La participation des lycées, collèges et écoles primaires aux programmes GTP ou World Links se fait sur une simple manifestation de volonté des responsables académiques. Pour inciter d’autres écoles à participer aux différentes formations offertes, ces deux structures lancent des concours de meilleurs sites web. Ces compétitions s’adressent aussi bien aux élèves qui se doivent de créer des sites sur leur lycée ou collège qu’aux enseignants qui présentent leurs cours en lignes. Les prix sont en général du matériel informatique léger tels des souris, des disquettes, des tapis pour souris, etc.

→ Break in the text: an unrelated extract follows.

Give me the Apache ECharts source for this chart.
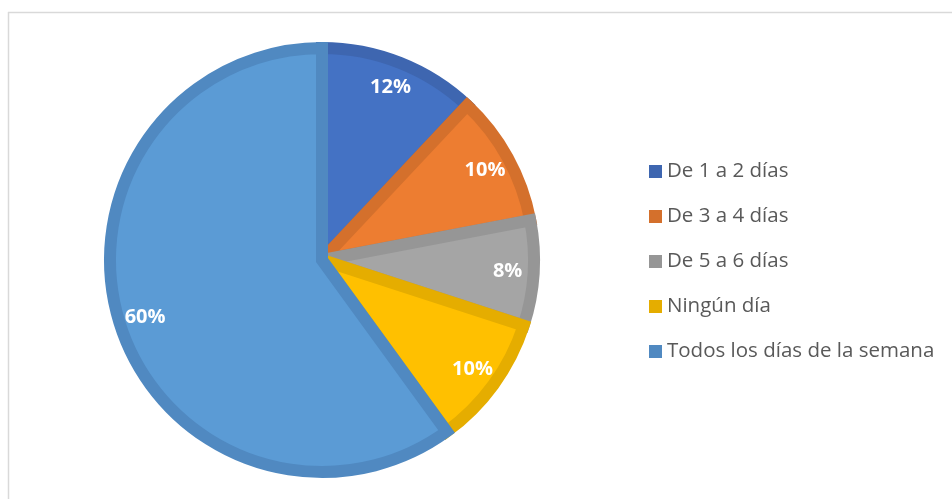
<!DOCTYPE html>
<html>
<head>
<meta charset="utf-8">
<script src="https://cdn.jsdelivr.net/npm/echarts@6/dist/echarts.min.js"></script>
<style>
  html, body { margin: 0; padding: 0; background: #fff; }
  #chart { width: 952px; height: 499px; }
</style>
</head>
<body>
<div id="chart"></div>
<script>
// categorias y valores (%)
var categorias = ['De 1 a 2 días', 'De 3 a 4 días', 'De 5 a 6 días', 'Ningún día', 'Todos los días de la semana']
var valores = [12, 10, 8, 10, 60]
var colores = ['#4472C4', '#ED7D31', '#A5A5A5', '#FFC000', '#5B9BD5']
var bordes = ['#3E66B0', '#D4702C', '#969696', '#E5AD00', '#5089C1']

var chart = echarts.init(document.getElementById('chart'))

var datos = categorias.map(function(c, i) {
  return {
    name: c,
    value: valores[i],
    itemStyle: { color: colores[i], borderColor: bordes[i] }
  }
})

var option = {
  backgroundColor: '#fff',
  animation: false,
  graphic: [
    { type: 'line', shape: { x1: 8.5, y1: 12, x2: 8.5, y2: 499 }, style: { stroke: '#D9D9D9', lineWidth: 1.5 } },
    { type: 'line', shape: { x1: 8, y1: 12.5, x2: 952, y2: 12.5 }, style: { stroke: '#D9D9D9', lineWidth: 1.5 } }
  ],
  legend: {
    orient: 'vertical',
    left: 649,
    top: 161,
    padding: 0,
    itemWidth: 13,
    itemHeight: 13,
    itemGap: 24,
    icon: 'rect',
    data: categorias.map(function(c, i) {
      return { name: c, itemStyle: { color: bordes[i], borderWidth: 0 } }
    }),
    textStyle: { fontFamily: 'Open Sans', fontSize: 20.5, color: '#595959', lineHeight: 21 }
  },
  series: [
    {
      type: 'pie',
      center: [322, 260],
      radius: 212,
      startAngle: 90,
      clockwise: true,
      silent: true,
      label: { show: false },
      labelLine: { show: false },
      itemStyle: { borderWidth: 12, borderJoin: 'miter' },
      data: datos
    },
    {
      // anillo invisible para colocar las etiquetas
      type: 'pie',
      center: [322, 260],
      radius: [168, 198],
      startAngle: 90,
      clockwise: true,
      silent: true,
      itemStyle: { color: 'rgba(0,0,0,0)' },
      label: {
        show: true,
        position: 'inside',
        formatter: '{c}%',
        color: '#fff',
        fontFamily: 'Open Sans',
        fontWeight: 'bold',
        fontSize: 20
      },
      labelLine: { show: false },
      data: categorias.map(function(c, i) { return { name: c, value: valores[i] } })
    }
  ]
}

chart.setOption(option)
</script>
</body>
</html>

Il y a quelques années que les NTIC ont fait leur apparition dans l’enseignement burkinabè. Les heureux bénéficiaires les utilisent le plus souvent pour échanger (courriel, tchat, recherche documentaire...). Ces technologies ne sont nullement prises comme des machines à enseigner testant des savoirs et apportant et développant par un usage rationalisé des connaissances. Pour que les NTIC soient porteuses d’apprentissage au sein des établissements scolaires burkinabè, il faut une réflexion approfondie de la part des enseignants, des responsables politiques sur les conditions pédagogiques à mettre en place. Les NTIC prennent de l’ampleur. Elles seront, sans doute, dans quelques années, des outils d’information et de communication incontournables. Et les écoles burkinabè, par une nouvelle appropriation, pourront se vanter de savoir les UTILISER.